Yes I feel a huge responsibility to how we are respecting our planet and to how I lead my life. To roam the farthest corners of the earth, where people live in the wild, is a privilege reserved for an adventurous handful. Even though most of us may never live with these communities of people, images can help us understand the urgency many photographers feel to protect these wild people and places.
Can you tell us about your current projects? Where are you heading to next?
I have grown with my Nomadic Souls project and it’s only the beginning. I have plans to continue this project as one constant journey – with everything I’ve learned on the way – I just need the funds!
You were the first, and only so far, female Travel Photographer of the Year when you won in 2007. Adventure is quite typically seen as a boy’s game, do you think this is changing?
I think the adventure world is still ‘a boy’s game’ but mainly due to the media and where funding and sponsorship go. There are some incredible women adventurers and more and more female adventure photographers – it is changing. I think being a woman has been ‘my gold’ on my Nomadic Souls project – I am ‘let in’ to a family on a level I don’t think ‘a single guy’ would. I think being a strong, independent woman – gives you a tenacity and sensitivity that some how offers you a key to moments of human endeavor not often shown.
Finally, what are your big plans for the future? And having spent so much time with such different groups of people, if you could spend time photographing anyone anywhere in the world, who would it be?
My big plans for the future are disappearing on one long journey to find the last of the Nomadic Souls.

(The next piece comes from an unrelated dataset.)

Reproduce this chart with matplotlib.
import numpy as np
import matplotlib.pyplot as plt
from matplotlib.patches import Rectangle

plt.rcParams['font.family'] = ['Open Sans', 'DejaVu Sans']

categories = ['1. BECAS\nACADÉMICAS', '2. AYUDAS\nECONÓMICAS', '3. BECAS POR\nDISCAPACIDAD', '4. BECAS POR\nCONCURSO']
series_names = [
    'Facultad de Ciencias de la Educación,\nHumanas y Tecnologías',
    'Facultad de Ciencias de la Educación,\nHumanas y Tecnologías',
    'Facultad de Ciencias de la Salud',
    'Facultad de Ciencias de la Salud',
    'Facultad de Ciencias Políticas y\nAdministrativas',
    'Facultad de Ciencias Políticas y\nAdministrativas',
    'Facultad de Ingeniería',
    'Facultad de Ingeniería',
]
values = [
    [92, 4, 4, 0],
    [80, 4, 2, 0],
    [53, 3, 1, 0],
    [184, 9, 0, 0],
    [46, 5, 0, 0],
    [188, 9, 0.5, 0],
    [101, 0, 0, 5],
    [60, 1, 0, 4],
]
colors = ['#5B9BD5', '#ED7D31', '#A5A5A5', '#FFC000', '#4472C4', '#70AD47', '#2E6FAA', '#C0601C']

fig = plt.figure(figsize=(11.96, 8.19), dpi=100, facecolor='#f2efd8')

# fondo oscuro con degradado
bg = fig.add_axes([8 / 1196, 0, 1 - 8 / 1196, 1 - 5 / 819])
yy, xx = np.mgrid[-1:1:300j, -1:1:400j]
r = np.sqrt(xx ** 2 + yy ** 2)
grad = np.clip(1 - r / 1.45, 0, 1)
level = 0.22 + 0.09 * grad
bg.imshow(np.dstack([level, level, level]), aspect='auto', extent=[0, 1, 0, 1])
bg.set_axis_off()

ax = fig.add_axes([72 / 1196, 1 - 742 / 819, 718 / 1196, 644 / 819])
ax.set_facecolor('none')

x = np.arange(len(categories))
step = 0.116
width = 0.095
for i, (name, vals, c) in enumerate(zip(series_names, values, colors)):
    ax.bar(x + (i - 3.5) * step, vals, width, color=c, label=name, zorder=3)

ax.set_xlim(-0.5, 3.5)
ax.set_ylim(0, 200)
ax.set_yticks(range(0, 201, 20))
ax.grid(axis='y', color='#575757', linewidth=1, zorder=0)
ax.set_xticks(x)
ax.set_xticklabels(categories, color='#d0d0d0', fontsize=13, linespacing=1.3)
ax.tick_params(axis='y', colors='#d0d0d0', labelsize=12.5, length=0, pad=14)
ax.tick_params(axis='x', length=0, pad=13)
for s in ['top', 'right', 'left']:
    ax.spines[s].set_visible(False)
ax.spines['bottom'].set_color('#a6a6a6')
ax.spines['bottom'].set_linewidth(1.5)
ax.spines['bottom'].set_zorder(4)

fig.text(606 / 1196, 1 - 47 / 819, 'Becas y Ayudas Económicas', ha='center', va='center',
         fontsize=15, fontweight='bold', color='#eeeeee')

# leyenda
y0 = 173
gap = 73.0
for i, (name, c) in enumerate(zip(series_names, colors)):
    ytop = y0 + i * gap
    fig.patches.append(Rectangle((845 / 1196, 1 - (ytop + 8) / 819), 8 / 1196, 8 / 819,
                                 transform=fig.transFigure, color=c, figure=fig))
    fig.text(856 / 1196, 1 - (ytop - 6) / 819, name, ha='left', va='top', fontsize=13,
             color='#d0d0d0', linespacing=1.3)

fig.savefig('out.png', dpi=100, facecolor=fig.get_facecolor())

If I could spend time photographing anyone in any place – it would be with His Holiness the Dalai Lama – who was ‘chosen’ at the age of two, from Amdo – a nomadic part of the old Tibet. My dream would be to make the journey back to Tibet with the Dalai Lama returning to his homeland. I hope this happens in his lifetime for the Tibetan people.
I would also love to photograph a very special Moken woman underwater.